R&W insurance does not cover known risks and it is important to understand the implication of diligence findings on cover.
We undertake a detailed analysis of the financial, legal and tax diligence reports - flagging to deal teams identified risks which may be excluded from the policy. In turn, allowing these risks to be factored into the underlying deal negotiation.
Covered
- Seller / Company's Representations & Warranties
- Pre-Closing Tax Indemnity
Excluded
- Purchase Price Adjustments (net working capital adjustments)
- Known Risks
- Market & Deal-Specific Exclusions
Benefits
R&W insurance benefits all parties to a transaction, some of the benefits include:
Increasing the survival period of the representations and warranties (up to three years for general representations and six years for fundamental representations)
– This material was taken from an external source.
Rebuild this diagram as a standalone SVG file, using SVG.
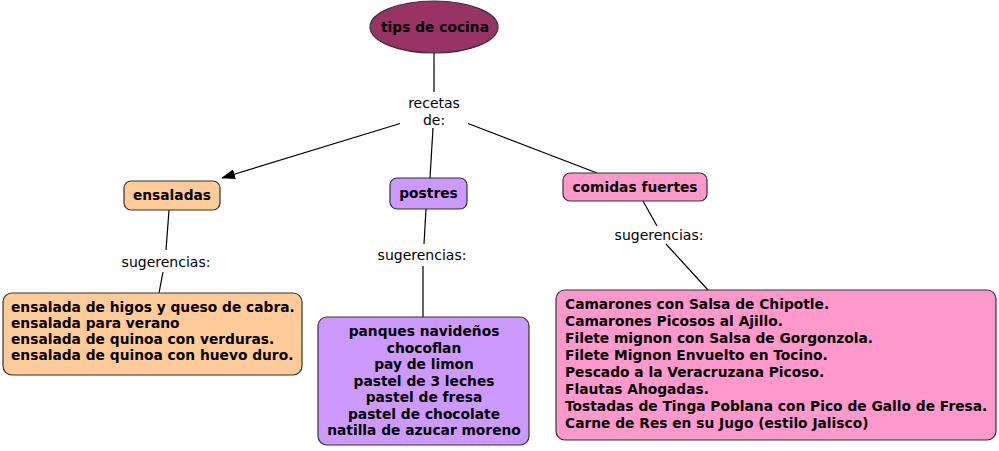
<svg xmlns="http://www.w3.org/2000/svg" width="999" height="451" viewBox="0 0 999 451">
<defs>
<style>
.n{stroke:#333;stroke-width:1.2}
.b{font-family:"DejaVu Sans",Verdana,sans-serif;font-weight:bold;font-size:13.8px;fill:#000}
.l{font-family:"DejaVu Sans",Verdana,sans-serif;font-size:14px;fill:#000}
.c line{stroke:#000;stroke-width:1.2}
</style>
<marker id="ar" markerWidth="14" markerHeight="10" refX="13" refY="5" orient="auto" markerUnits="userSpaceOnUse">
<path d="M0,0 L14,5 L0,10 Z" fill="#000"/>
</marker>
</defs>
<rect width="999" height="451" fill="#fff"/>
<g class="c" id="connectors">
<line x1="434" y1="53" x2="434" y2="93"/>
<line x1="405" y1="122" x2="222" y2="178" marker-end="url(#ar)"/>
<line x1="433" y1="128" x2="430" y2="178"/>
<line x1="464" y1="122" x2="597" y2="173"/>
<line x1="169" y1="210" x2="166" y2="250"/>
<line x1="163" y1="272" x2="159" y2="293"/>
<line x1="426" y1="209" x2="424" y2="244"/>
<line x1="423" y1="266" x2="423" y2="317"/>
<line x1="643" y1="201" x2="657" y2="226"/>
<line x1="666" y1="244" x2="708" y2="290"/>
</g>
<g id="lbl-recetas">
<rect x="400" y="92" width="68" height="36" fill="#fff"/>
<text class="l" x="434" y="108" text-anchor="middle">recetas</text>
<text class="l" x="434" y="125" text-anchor="middle">de:</text>
</g>
<g id="lbl-sug1"><text class="l" x="166" y="267" text-anchor="middle">sugerencias:</text></g>
<g id="lbl-sug2"><text class="l" x="422" y="260" text-anchor="middle">sugerencias:</text></g>
<g id="lbl-sug3"><text class="l" x="659" y="240" text-anchor="middle">sugerencias:</text></g>
<g id="tips">
<ellipse class="n" cx="434" cy="27" rx="64" ry="26" fill="#993366"/>
<text class="b" x="435" y="32" text-anchor="middle">tips de cocina</text>
</g>
<g id="ensaladas">
<rect class="n" x="124" y="181" width="96" height="29" rx="7" fill="#ffcc99"/>
<text class="b" x="172" y="200" text-anchor="middle">ensaladas</text>
</g>
<g id="postres">
<rect class="n" x="390" y="178" width="77" height="31" rx="7" fill="#cc99ff"/>
<text class="b" x="428.5" y="198" text-anchor="middle">postres</text>
</g>
<g id="comidas">
<rect class="n" x="563" y="173" width="144" height="28" rx="7" fill="#ff99cc"/>
<text class="b" x="635" y="192" text-anchor="middle">comidas fuertes</text>
</g>
<g id="ens-list">
<rect class="n" x="3" y="293" width="299" height="82" rx="9" fill="#ffcc99"/>
<text class="b" x="11" y="312">ensalada de higos y queso de cabra.</text>
<text class="b" x="11" y="328">ensalada para verano</text>
<text class="b" x="11" y="344">ensalada de quinoa con verduras.</text>
<text class="b" x="11" y="360">ensalada de quinoa con huevo duro.</text>
</g>
<g id="post-list">
<rect class="n" x="318" y="317" width="211" height="128" rx="9" fill="#cc99ff"/>
<g text-anchor="middle">
<text class="b" x="424" y="336">panques navideños</text>
<text class="b" x="424" y="352.5">chocoflan</text>
<text class="b" x="424" y="369">pay de limon</text>
<text class="b" x="424" y="385.5">pastel de 3 leches</text>
<text class="b" x="424" y="402">pastel de fresa</text>
<text class="b" x="424" y="418.5">pastel de chocolate</text>
<text class="b" x="424" y="435">natilla de azucar moreno</text>
</g>
</g>
<g id="com-list">
<rect class="n" x="556" y="290" width="440" height="150" rx="9" fill="#ff99cc"/>
<text class="b" x="565" y="309">Camarones con Salsa de Chipotle.</text>
<text class="b" x="565" y="326">Camarones Picosos al Ajillo.</text>
<text class="b" x="565" y="343">Filete mignon con Salsa de Gorgonzola.</text>
<text class="b" x="565" y="360">Filete Mignon Envuelto en Tocino.</text>
<text class="b" x="565" y="376.5">Pescado a la Veracruzana Picoso.</text>
<text class="b" x="565" y="393.5">Flautas Ahogadas.</text>
<text class="b" x="565" y="410.5">Tostadas de Tinga Poblana con Pico de Gallo de Fresa.</text>
<text class="b" x="565" y="427.5">Carne de Res en su Jugo (estilo Jalisco)</text>
</g>
</svg>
Increasing the indemnity cap through insurance whilst simultaneously reducing the indemnity cap for a seller
Easing the negotiations of the parties when it comes to the representations and warranties
Negating the concerns about the creditworthiness of a seller using an A-rated insurer as a counterparty
Parameters
Scope
R&W insurance provides financial cover to the insured in the event of a breach of warranty or a misrepresentation. The policy covers unknown risks and exclusions including identified risks, the availability of net operating losses, fines and penalties uninsurable by law and underfunding of employee benefit plans.
Policyholder
An R&W insurance policy can be held by either the seller or the buyer. However, it is more common for R&W insurance to be placed on the buy-side of a transaction. The advantage of insuring the buyer (rather than the seller) is that the R&W policy allows a direct claim to be made against the insurer, avoiding the need to pursue the seller. Thus, buy-side policies help facilitate deals by giving buyers an A-rated counterparty to recover from, while ensuring a clean exit for sellers.
Policy period
The policy periods match or, in the case of a buyer-side policy, extend the time limitations set out in the purchase agreement. The policy period is generally three years for claims under the general representations whereas it is six years for claims under the fundamental representations (including tax).
Retention or excess
The retention, also known as the excess, ranges depending on the jurisdiction, the parties and the nature of the underlying company. The retention is a function of the enterprise value and is typically between 0.5% - 1.5% of the enterprise value.
Policy limit
The policy limit is typically 10% - 30% of the enterprise value although a deal can be insured up to 100% if necessary. The lower the percentage of the enterprise value, the higher the premium rate.
Premium
The premium is calculated as a function of the policy limit. The premium will depend on factors including: governing law of the acquisition agreement, nature and location of the target's operations and policy parameters. Premium rates are typically 1.5% - 3.5% for operational businesses and 0.75% - 2% for real estate transactions.
Underwriting fees and taxes
The underwriting fees and taxes are payable in addition to the premium. The fees depend on the size and complexity of the transaction, whereas the taxes are typically determined by the jurisdiction where the insured entity is registered or where the risk is primarily located.